Massachusetts Goes With New Football Playoff To Add Teams, Reduce Super Bowl Winners

November 1, 2012 / Football
Westford Eagle (Mass.), Stephen Tobey

http://www.wickedlocal.com/westford/news/x1218345915/MIAA-approves-new-football-playoff-system#axzz2AzG2Sv00

Next year, more Massachusetts high school football teams will make the playoffs but there will not be as many Super Bowl champions.

At an MIAA special assembly at Assabet Valley Regional Technical High School on Friday, the association’s member schools voted to approve a state-wide playoff system for the 2013 and 2014 seasons.

Of the 292 school representatives (either an athletic director, principal or football coach from each school) who attended the meeting, 161 voted to approve the plan, while 131 voted to reject it.

“This is a democratic society and the members have spoken,” said Billerica High athletic director Dave Lezenski. “We did not vote for it, but we will support it.”

The new plan will eventually lead to six state championship games at Gillette Stadium on the first Saturday in December, with teams from North, South, Central and West regions competing for the championships.

Under the current system, there are no state champions. Eastern Mass. (North and South), Central and Western Mass. each have their own Super Bowls, crowning 19 champions. Only six of the 19 Super Bowls (four Eastern Mass. one Central and one West) are played at Gillette Stadium.

The current system also has semifinal games that are played on the Tuesday after Thanksgiving, with only league champions in Eastern Mass earning playoff berths. The Central and West regions use a power rating system to determine their playoff teams.

Next season, the playoffs will begin after a seven-game regular season. Central and Western Mass. will select their playoff participants according to a power rating system. In Eastern Mass., leagues with five or more teams will receive two automatic playoff berths. Leagues with fewer than five teams will have one automatic spot. There will also be wild card teams that will be selected according to power ratings to round out a 12-16 team sectional tournament in each division. The seeding will be done according to the power ratings.

Approximately 55 percent of all MIAA schools with football programs will qualify for the playoffs.

The sectional playoffs will begin during the eighth week of the season. The sectional championships will take place in the 10th week at the home fields of the higher seed and the state semifinals will take place on the weekend before Thanksgiving at neutral sites.

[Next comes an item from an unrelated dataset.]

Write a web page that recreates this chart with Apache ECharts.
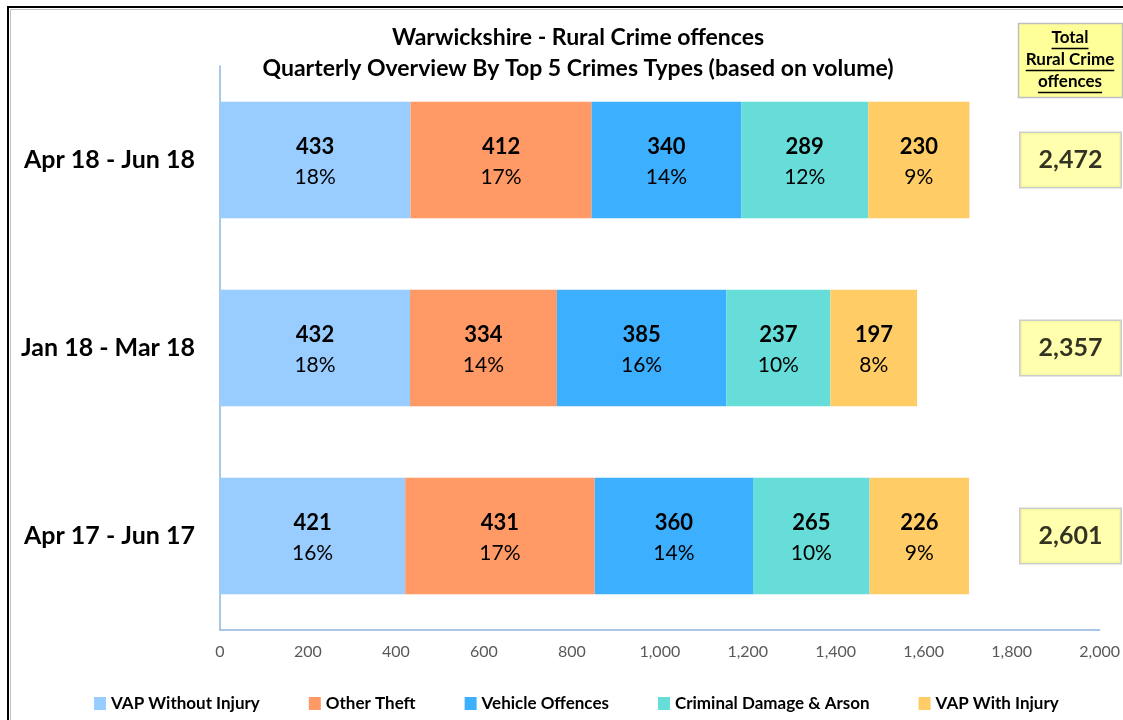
<!DOCTYPE html>
<html><head><meta charset="utf-8">
<script src="https://cdn.jsdelivr.net/npm/echarts@6/dist/echarts.min.js"></script>
<style>html,body{margin:0;padding:0;background:#fff}#c{width:1123px;height:720px}</style>
</head><body><div id="c"></div>
<script>
const categories = ['Apr 18 - Jun 18', 'Jan 18 - Mar 18', 'Apr 17 - Jun 17'];
const seriesNames = ['VAP Without Injury', 'Other Theft', 'Vehicle Offences', 'Criminal Damage & Arson', 'VAP With Injury'];
const vapWithout = [433, 432, 421];
const otherTheft = [412, 334, 431];
const vehicle = [340, 385, 360];
const criminalDamage = [289, 237, 265];
const vapWith = [230, 197, 226];
const pctVapWithout = ['18%', '18%', '16%'];
const pctOtherTheft = ['17%', '14%', '17%'];
const pctVehicle = ['14%', '16%', '14%'];
const pctCriminalDamage = ['12%', '10%', '10%'];
const pctVapWith = ['9%', '8%', '9%'];
const totals = [2472, 2357, 2601];
const xTicks = [0, 200, 400, 600, 800, 1000, 1200, 1400, 1600, 1800, 2000];

const colors = ['#99CCFF', '#FF9966', '#3DAFFF', '#66DDD8', '#FFCC66'];
const values = [vapWithout, otherTheft, vehicle, criminalDamage, vapWith];
const pcts = [pctVapWithout, pctOtherTheft, pctVehicle, pctCriminalDamage, pctVapWith];
const FONT = 'Lato, "Open Sans", sans-serif';

const chart = echarts.init(document.getElementById('c'), null, {renderer: 'canvas'});

const barSeries = seriesNames.map((name, i) => ({
  name, type: 'bar', stack: 'total', barCategoryGap: '38%',
  xAxisIndex: 0, yAxisIndex: 0,
  itemStyle: {color: colors[i]},
  label: {
    show: true, position: 'inside', offset: [0, 2],
    formatter: p => '{v|' + p.value + '}\n{p|' + pcts[i][p.dataIndex] + '}',
    rich: {
      v: {fontFamily: FONT, fontWeight: 'bold', fontSize: 22, color: '#000', lineHeight: 30},
      p: {fontFamily: FONT, fontSize: 21, color: '#000', lineHeight: 30}
    }
  },
  emphasis: {disabled: true},
  data: values[i]
}));

function fmt(n){ return n.toLocaleString('en-GB'); }

const mc = document.createElement('canvas').getContext('2d');
mc.font = 'bold 17px ' + FONT;
const headLines = ['Total', 'Rural Crime', 'offences'];
const headY = [38, 60, 82];
const hx = 1070;
const headEls = [{type: 'rect', shape: {x: 1018.5, y: 23.5, width: 104, height: 74}, style: {fill: '#FFFF99', stroke: '#BFBFBF', lineWidth: 1.5}}];
headLines.forEach((t, k) => {
  headEls.push({type: 'text', x: hx, y: headY[k], style: {text: t, font: 'bold 17px ' + FONT, fill: '#000', align: 'center', verticalAlign: 'middle'}});
  const w = mc.measureText(t).width;
  headEls.push({type: 'line', shape: {x1: hx - w/2, y1: headY[k] + 10.5, x2: hx + w/2, y2: headY[k] + 10.5}, style: {stroke: '#000', lineWidth: 1.3}});
});

chart.setOption({
  animation: false,
  backgroundColor: '#fff',
  title: {
    text: 'Warwickshire - Rural Crime offences\nQuarterly Overview By Top 5 Crimes Types (based on volume)',
    left: 573, textAlign: 'center', top: 17,
    textStyle: {fontFamily: FONT, fontWeight: 'bold', fontSize: 23, color: '#000', lineHeight: 31}
  },
  legend: {
    data: seriesNames, left: 89, top: 690, itemWidth: 12, itemHeight: 13, itemGap: 49,
    icon: 'rect',
    textStyle: {fontFamily: FONT, fontWeight: 'bold', fontSize: 17, color: '#000'}
  },
  grid: [
    {left: 220, right: 22, top: 66, bottom: 90},
    {left: 1020, right: 2, top: 66, bottom: 90}
  ],
  xAxis: [
    {type: 'value', gridIndex: 0, min: xTicks[0], max: xTicks[xTicks.length - 1], interval: 200,
     axisLine: {show: true, lineStyle: {color: '#8DB4E2', width: 1.5}}, axisTick: {show: false}, splitLine: {show: false},
     axisLabel: {fontFamily: FONT, fontSize: 16, color: '#595959', margin: 14, formatter: v => fmt(v)}},
    {type: 'value', gridIndex: 1, min: 0, max: 1, show: false}
  ],
  yAxis: [
    {type: 'category', gridIndex: 0, data: categories, inverse: true,
     axisLine: {show: true, lineStyle: {color: '#8DB4E2', width: 1.5}}, axisTick: {show: false},
     axisLabel: {fontFamily: FONT, fontWeight: 'bold', fontSize: 25, color: '#000', margin: 25}},
    {type: 'category', gridIndex: 1, data: categories, inverse: true, show: false}
  ],
  series: barSeries.concat([{
    name: 'Total', type: 'scatter', xAxisIndex: 1, yAxisIndex: 1, symbolSize: 0, silent: true,
    data: totals.map((t, i) => [0.5, i, t]),
    label: {
      show: true, position: 'inside',
      formatter: p => fmt(p.value[2]),
      fontFamily: FONT, fontWeight: 'bold', fontSize: 25, color: '#000',
      backgroundColor: '#FFFF99', borderColor: '#BFBFBF', borderWidth: 1.5,
      width: 100, height: 54, lineHeight: 54, align: 'center', verticalAlign: 'middle', padding: 0
    }
  }]),
  graphic: [
    {type: 'rect', shape: {x: 8, y: 7, width: 1200, height: 800}, style: {fill: 'none', stroke: '#000', lineWidth: 2}, silent: true},
    {type: 'rect', shape: {x: 10.5, y: 9.5, width: 1200, height: 800}, style: {fill: 'none', stroke: '#C0C0C0', lineWidth: 1}, silent: true}
  ].concat(headEls)
});
</script></body></html>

The teams that do not qualify for the playoffs and the teams that are eliminated from the playoffs will have games that will be assigned by a scheduling committee. The traditional Thanksgiving Day games will remain unchanged.

Full details of the plan may be found at MIAA.net.

“I like how you get down to a state champion,” said Westford Academy athletic director Dan Twomey.

Twomey, however, voted against the plan.

“The three games at the end of the year mean nothing if you’re not in the playoffs,” he said. “Over the long term, Thanksgiving will mean nothing and it could mean the end of Thanksgiving games.”

Though James Pignataro of the MIAA’s football committee said that the plan would preserve Thanksgiving rivalries, some A Ds were concerned that because the traditional games would essentially become exhibitions and there is a possibility that teams might play each other earlier in the season (sometimes twice), the games’ significance, and their gate receipts, might diminish.

“It could destroy the Thanksgiving tradition,” said Concord-Carlisle athletic director Barry Haley. “Thanksgiving football is one of the unique things in this state.”

Since 1973, Concord-Carlisle has played Bedford on Thanksgiving. The two teams play in the Dual County League Small School Division.

 “We could end up playing Concord-Carlisle three times and twice in six weeks,” said Bedford athletic director Keith Mangan. “We’d have to look at our alignment.”

Preserving non-Thanksgiving Day rivalries was also a concern.

“We have rivalries with Acton-Boxborough and Lincoln-Sudbury,” Haley said. “We have a long rivalry with Lexington.”

Some of the plan’s opponents are concerned about the games after week seven that involve teams that don’t qualify for the playoffs or teams that are eliminated in the early rounds.

“We didn’t like the idea of playing a seven-game schedule,” said Tony Gannon, Clinton’s athletic director and an assistant football coach at the school. “I know it’s about getting more teams in the playoffs, but I like the old way better.”

Said Haley, “How do you tell the kids that the last three games are meaningless?”

Lezenski is also worried about what might happen to attendance at the non-playoff teams’ games.

“This year [under the new system] we would be a non-qualifier,” Lezneski said. “This year, we have Central Catholic and Andover remaining on our schedule [at home]. Even with our record, those games are a strong draw. If we had to play another school that we don’t have a rivalry with, it wouldn’t draw as well.”

Now that the vote is over, the focus is on seeing how the plan works over the next two years.

“It doesn’t fit with what our league is trying to do,” said Lexington athletic director Naomi Martin, whose school competes in the Middlesex League. “But the state has spoken and we’ll get on with it.”